In the 1930s, the Ethiopian Emperor was seen by many as the second coming of Christ. And even if Emperor Selassie was not recognized as the universal second coming, he was a savior in the eyes of the people of his country. Selassie knew that Ethiopia was richly endowed with an abundance of natural mineral springs. Using deep well drilling and water filtration to exploit the natural riches and drive them back into the welfare of the country was one of the Emperor’s greatest endeavors. He understood that water was the life-blood of his country.

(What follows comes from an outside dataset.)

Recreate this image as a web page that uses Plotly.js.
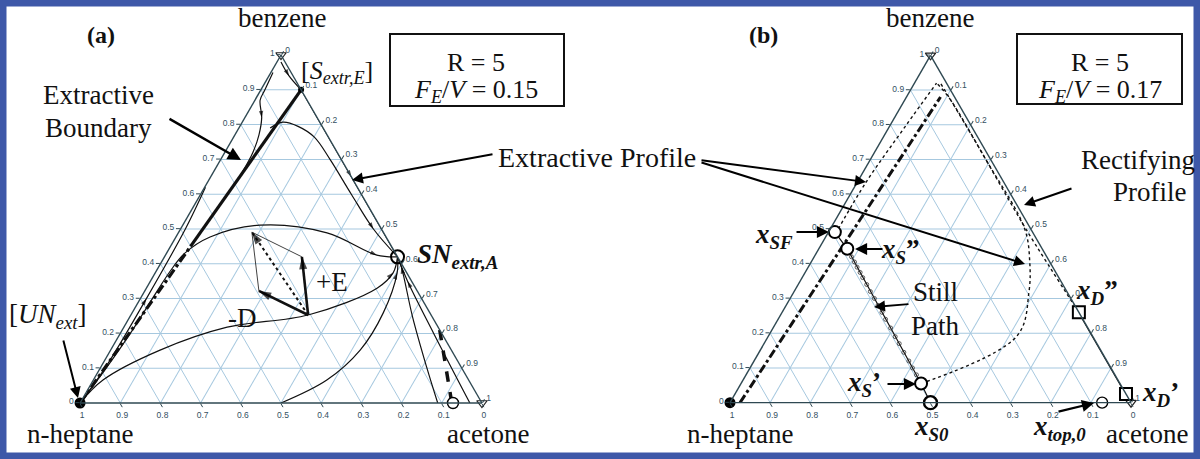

Haile Selassie’s name before his coronation as Emperor of Ethiopia was Tafari Makonnen. Ras was a title given him, which translates to “head” and would be the same as Prince or Chief. Tafari means one who is revered. Combining the derivatives of Ras and Tafari, the designation Rastafari was born, and a follower is a Rastafari. It is a highly misunderstood religion. Here are a few facts I’ve discovered in learning more about what my son already knew.

Smoking The Ganja
While Ganja is regarded as an avenue to spiritual enlightenment for many Rastafari, it is not used by all devotees. Weed is an optional source of sacrament, and not a required practice. Like most things around marijuana, it was given a lot of attention by the media once it was discovered to be an element used by Rasta followers, but it is not at center stage by all Rastafari.

The Ital Diet
The body is treated as a sacred vessel and a Rastafari’s diet consists of live foods. Processed foods are strictly avoided, and the more life a food has when ingested the better for the vitality of the body. The word Ital comes from vital. Red meat is seen as something that rots in the body, and some won’t even eat dairy. Fish is sanctioned by the Christian Bible so including fish for most is OK. Their main point is to eat foods that are simple, natural and good for you.

Long Hair
Rastafari let their hair grow long as a way to avoid tainting it with anything unnatural. You will not find processed shampoos, dyes, creams or sprays in the home of a Rasta. The body is considered a temple and care of the temple includes the natural process of letting their hair grow.

The Evils of Babylon
While most western cultures have been accepted, not all aspects of those societies are welcome. Since most of the followers of Rastafari are decedents of the African slave trade they spiritually rebel against the cultural standards of the rich. The Babylonian system is seen as corrupt and oppressive. Through the Rastafari religion the people are able to take back their identity and live freely through their own culture. The well know musician, songwriter and entertainer Bob Marley’s last words on his deathbed to his son, Ziggy were “Money can’t buy life.”

There is so much more to this religion than the world has let themselves know. I am grateful to my son for opening my eyes to another scene being played out by the human spirit. Sure being a Rasta not for everyone, but it doesn’t have to be. It is a blessing for some, and that is what matters most.